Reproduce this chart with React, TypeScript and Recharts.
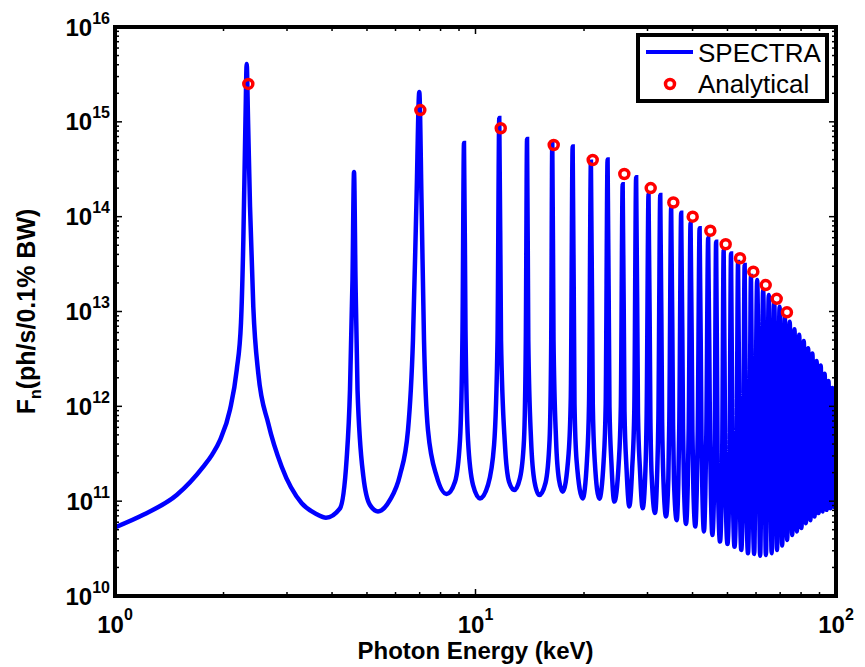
import React from "react";
import { LineChart, Line, XAxis, YAxis, Legend, ReferenceLine } from "recharts";

// SPECTRA curve: harmonic peaks (keV, ph/s/0.1% BW)
const peakE = [2.319, 4.603, 6.984, 9.291, 11.64, 13.9, 16.33, 18.6, 20.9, 23.25, 25.6, 27.9, 30.2, 32.55, 34.9,
  37.2, 39.5, 41.85, 44.2, 46.5, 48.8, 51.15, 53.5, 55.8, 58.1, 60.45, 62.8, 65.1, 67.4, 69.75, 72.1, 74.4, 76.7,
  79.05, 81.4, 83.7, 86.0, 88.35, 90.7, 93.0, 95.3, 97.65, 100];
const peakF = [4.07e15, 2.96e14, 2.06e15, 5.98e14, 1.1e15, 6.6e14, 6.1e14, 5.5e14, 3.8e14, 4.0e14, 2.2e14, 2.6e14,
  1.73e14, 1.69e14, 1.26e14, 1.1e14, 8.6e13, 7.55e13, 5.96e13, 5.45e13, 4.46e13, 4.1e13, 3.33e13, 3.1e13, 2.37e13,
  2.15e13, 1.69e13, 1.49e13, 1.23e13, 1.12e13, 8.8e12, 7.8e12, 6.5e12, 5.7e12, 4.9e12, 4.1e12, 3.6e12, 3.0e12,
  2.7e12, 2.2e12, 1.85e12, 1.56e12, 1.5e12];

// minima between neighbouring harmonics
const troughE = [3.848, 5.364, 8.321, 10.29, 12.81, 15.03, 17.46, 19.83, 22.05, 24.27, 26.71, 29.09, 31.48, 33.77,
  36.15, 38.36, 40.72, 43.03, 45.39, 47.67, 50.0, 52.3, 54.6, 57.0, 59.3, 61.6, 63.9, 66.3, 68.6, 70.9, 73.2, 75.6,
  77.9, 80.2, 82.5, 84.9, 87.2, 89.5, 91.8, 94.2, 96.5, 98.8];
const troughF = [6.7e10, 7.8e10, 1.19e11, 1.07e11, 1.31e11, 1.16e11, 1.26e11, 1.07e11, 1.06e11, 9.9e10, 8.8e10,
  8.4e10, 7.5e10, 6.9e10, 6.3e10, 5.75e10, 5.4e10, 4.8e10, 4.4e10, 3.75e10, 3.54e10, 3.3e10, 3.06e10, 2.83e10,
  2.78e10, 2.65e10, 2.7e10, 2.83e10, 3.05e10, 3.4e10, 3.9e10, 4.4e10, 4.8e10, 5.2e10, 5.85e10, 6.3e10, 6.9e10,
  7.5e10, 7.8e10, 8.1e10, 8.4e10, 8.7e10];

// points on the flanks of the peaks
const wingE = [
  1.198, 1.483, 1.758, 1.86, 1.956, 2.084, 2.176, 2.236, 2.27, 2.301, 2.339, 2.369, 2.419, 2.497, 2.662, 2.9, 3.296,
  3.627,
  4.209, 4.392, 4.486, 4.558, 4.647, 4.707, 4.885, 5.097,
  5.792, 6.174, 6.497, 6.707, 6.86, 7.083, 7.197, 7.383, 7.806,
  8.773, 9.057, 9.204, 9.381, 9.533, 9.842,
  10.83, 11.26, 11.51, 11.77, 12.07, 12.39,
  13.29, 13.63, 13.79, 14.01, 14.26, 14.58,
  15.64, 16.05, 16.22, 16.46, 16.73, 17.05,
  18.13, 18.38, 18.82, 19.07,
  20.38, 20.65, 21.15, 21.42,
  22.67, 22.97, 23.53, 23.83,
  24.96, 25.3, 25.9, 26.24,
  27.2, 27.57, 28.23, 28.6,
  29.6, 29.84, 30.56, 30.8,
  31.9, 32.16, 32.94, 33.2,
  34.27, 34.48, 35.32, 35.53,
  36.53, 36.75, 37.65, 37.87,
  38.79, 39.03, 39.97, 40.21,
  41.1, 41.35, 42.35, 42.6,
  43.4, 43.67, 44.73, 45.0,
  46.04, 46.96, 48.31, 49.29, 50.64, 51.66, 52.97, 54.04, 55.24, 56.36, 57.52, 58.68,
];
const wingF = [
  7.2e10, 1.16e11, 2.31e11, 3.1e11, 4.4e11, 9.2e11, 2.42e12, 7.6e12, 5.7e13, 1.05e15, 1.05e15, 1.27e14, 1.12e13,
  2.23e12, 6.6e11, 2.31e11, 9.5e10, 7.3e10,
  8.4e10, 2.82e11, 1.49e12, 2.15e13, 2.15e13, 1.49e12, 1.83e11, 9.1e10,
  1.03e11, 1.89e11, 5.6e11, 5.0e12, 1.5e14, 1.5e14, 5.0e12, 5.6e11, 1.82e11,
  1.6e11, 4.4e11, 6.4e12, 6.4e12, 4.4e11, 1.48e11,
  1.48e11, 3.92e11, 5.0e12, 5.0e12, 3.92e11, 1.6e11,
  1.76e11, 4.4e11, 5.0e12, 5.0e12, 4.4e11, 1.6e11,
  1.56e11, 4.4e11, 5.0e12, 5.0e12, 4.4e11, 1.67e11,
  3.2e11, 1.26e12, 1.07e12, 2.7e11,
  2.7e11, 1.07e12, 1.06e12, 2.65e11,
  2.65e11, 1.06e12, 9.9e11, 2.5e11,
  2.5e11, 9.9e11, 8.8e11, 2.2e11,
  2.2e11, 8.8e11, 8.4e11, 2.1e11,
  2.1e11, 8.4e11, 7.5e11, 1.9e11,
  1.9e11, 7.5e11, 6.9e11, 1.74e11,
  1.74e11, 6.9e11, 6.3e11, 1.6e11,
  1.6e11, 6.3e11, 5.75e11, 1.45e11,
  1.45e11, 5.75e11, 5.4e11, 1.36e11,
  1.36e11, 5.4e11, 4.8e11, 1.2e11,
  1.2e11, 4.8e11, 4.4e11, 1.1e11,
  2.8e11, 2.37e11, 2.37e11, 2.24e11, 2.24e11, 2.1e11, 2.1e11, 1.94e11, 1.94e11, 1.79e11, 1.79e11, 1.76e11,
];

// start of the curve at 1 keV
const edgeE = [1.0];
const edgeF = [5.3e10];

// analytical odd harmonics
const analyticalE = [2.343, 7.03, 11.75, 16.48, 21.14, 25.87, 30.62, 35.38, 40.04, 44.81, 49.43, 54.17, 58.97,
  63.83, 68.47, 73.1];
const analyticalF = [2.51e15, 1.33e15, 8.55e14, 5.7e14, 3.96e14, 2.82e14, 2.0e14, 1.41e14, 1.0e14, 7.1e13, 5.12e13,
  3.64e13, 2.63e13, 1.9e13, 1.36e13, 9.8e12];

const seriesNames = ["SPECTRA", "Analytical"];

// axis ticks
const xTicks = [1, 2, 3, 4, 5, 6, 7, 8, 9, 10, 20, 30, 40, 50, 60, 70, 80, 90, 100];
const xMajor = [1, 10, 100];
const xExp = ["0", "1", "2"];
const yMajor = [1e10, 1e11, 1e12, 1e13, 1e14, 1e15, 1e16];
const yExp = ["10", "11", "12", "13", "14", "15", "16"];
const minorSteps = [1, 2, 3, 4, 5, 6, 7, 8, 9];
const yTicks = yMajor.flatMap((d, i) => (i === yMajor.length - 1 ? [d] : minorSteps.map((m) => m * d)));

const toPoints = (es: number[], fs: number[]) => es.map((e, i) => ({ e, f: fs[i] }));
const spectra = [
  ...toPoints(edgeE, edgeF),
  ...toPoints(peakE, peakF),
  ...toPoints(troughE, troughF),
  ...toPoints(wingE, wingF),
].sort((a, b) => a.e - b.e);
const analytical = toPoints(analyticalE, analyticalF);

const FONT = "'Liberation Sans', Arial, Helvetica, sans-serif";
const axisStyle = { stroke: "#000", strokeWidth: 4, strokeLinecap: "square" as const };

function xTick(side: "bottom" | "top") {
  return (p: any) => {
    const { x, y, payload } = p;
    const i = xMajor.indexOf(payload.value);
    const len = i >= 0 ? 7 : 4;
    const dir = side === "bottom" ? -1 : 1;
    return (
      <g>
        <line x1={x} x2={x} y1={y} y2={y + dir * len} stroke="#000" strokeWidth={1.5} />
        {side === "bottom" && i >= 0 && (
          <text x={x} y={y + 37} textAnchor="middle" fontFamily={FONT} fontWeight="bold" fill="#000">
            <tspan fontSize={24}>10</tspan>
            <tspan fontSize={16} dy={-13}>{xExp[i]}</tspan>
          </text>
        )}
      </g>
    );
  };
}

function yTick(side: "left" | "right") {
  return (p: any) => {
    const { x, y, payload } = p;
    const i = yMajor.indexOf(payload.value);
    const len = i >= 0 ? 7 : 4;
    const dir = side === "left" ? 1 : -1;
    return (
      <g>
        <line x1={x} x2={x + dir * len} y1={y} y2={y} stroke="#000" strokeWidth={1.5} />
        {side === "left" && i >= 0 && (
          <text x={x - 5} y={y + 8.5} textAnchor="end" fontFamily={FONT} fontWeight="bold" fill="#000">
            <tspan fontSize={24}>10</tspan>
            <tspan fontSize={16} dy={-12}>{yExp[i]}</tspan>
          </text>
        )}
      </g>
    );
  };
}

function XTitle(props: any) {
  const { viewBox } = props;
  return (
    <text x={viewBox.x + viewBox.width / 2} y={viewBox.y + 63} textAnchor="middle" fontFamily={FONT}
      fontWeight="bold" fontSize={24} fill="#000">
      Photon Energy (keV)
    </text>
  );
}

function YTitle(props: any) {
  const { viewBox } = props;
  const x = viewBox.x + 27;
  const y = viewBox.y + viewBox.height / 2;
  return (
    <text x={x} y={y} transform={`rotate(-90, ${x}, ${y})`} textAnchor="middle" fontFamily={FONT}
      fontWeight="bold" fontSize={25} fill="#000">
      <tspan>F</tspan>
      <tspan fontSize={16} dy={6}>n</tspan>
      <tspan dy={-6}>(ph/s/0.1% BW)</tspan>
    </text>
  );
}

function LegendBox() {
  return (
    <svg width={193} height={70} style={{ display: "block" }}>
      <rect x={2} y={2} width={189} height={66} fill="#fff" stroke="#000" strokeWidth={4} />
      <line x1={10} x2={57} y1={19} y2={19} stroke="#0000ff" strokeWidth={4} />
      <text x={62} y={29} fontFamily={FONT} fontSize={26} fill="#000">{seriesNames[0]}</text>
      <circle cx={34} cy={51} r={4.5} fill="none" stroke="#ff0000" strokeWidth={3.5} />
      <text x={62} y={60} fontFamily={FONT} fontSize={26} fill="#000">{seriesNames[1]}</text>
    </svg>
  );
}

export default function App() {
  return (
    <LineChart width={850} height={659} margin={{ top: 18, right: 21, bottom: 0, left: 0 }}>
      <XAxis dataKey="e" type="number" scale="log" domain={[1, 100]} allowDataOverflow ticks={xTicks}
        interval={0} tickSize={0} tickMargin={0} height={71} axisLine={axisStyle} tickLine={false}
        tick={xTick("bottom")} label={<XTitle />} />
      <XAxis xAxisId="top" orientation="top" dataKey="e" type="number" scale="log" domain={[1, 100]}
        allowDataOverflow ticks={xTicks} interval={0} tickSize={0} tickMargin={0} height={1}
        axisLine={axisStyle} tickLine={false} tick={xTick("top")} />
      <YAxis dataKey="f" type="number" scale="log" domain={[1e10, 1e16]} allowDataOverflow ticks={yTicks}
        interval={0} tickSize={0} tickMargin={0} width={107} axisLine={axisStyle} tickLine={false}
        tick={yTick("left")} label={<YTitle />} />
      <YAxis yAxisId="right" orientation="right" dataKey="f" type="number" scale="log" domain={[1e10, 1e16]}
        allowDataOverflow ticks={yTicks} interval={0} tickSize={0} tickMargin={0} width={1}
        axisLine={axisStyle} tickLine={false} tick={yTick("right")} />
      <ReferenceLine y={1e16} stroke="#000" strokeWidth={4} />
      <ReferenceLine x={100} stroke="#000" strokeWidth={4} />
      <Line data={spectra} dataKey="f" name={seriesNames[0]} type="monotoneX" stroke="#0000ff" strokeWidth={4.5}
        dot={false} isAnimationActive={false} />
      <Line data={analytical} dataKey="f" name={seriesNames[1]} stroke="none"
        dot={{ r: 4.5, stroke: "#ff0000", strokeWidth: 3.5, fill: "none" }} isAnimationActive={false} />
      <Legend content={<LegendBox />} layout="vertical" align="center" verticalAlign="middle"
        wrapperStyle={{ left: 628, top: 25, width: 193, height: 70 }} />
    </LineChart>
  );
}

^^^^

_PROBLEM STATEMENT_
Check each line above for the string "React" and show the ones that have it.

_EXERCISE RESPONSE_
Reproduce this chart with React, TypeScript and Recharts.
import React from "react";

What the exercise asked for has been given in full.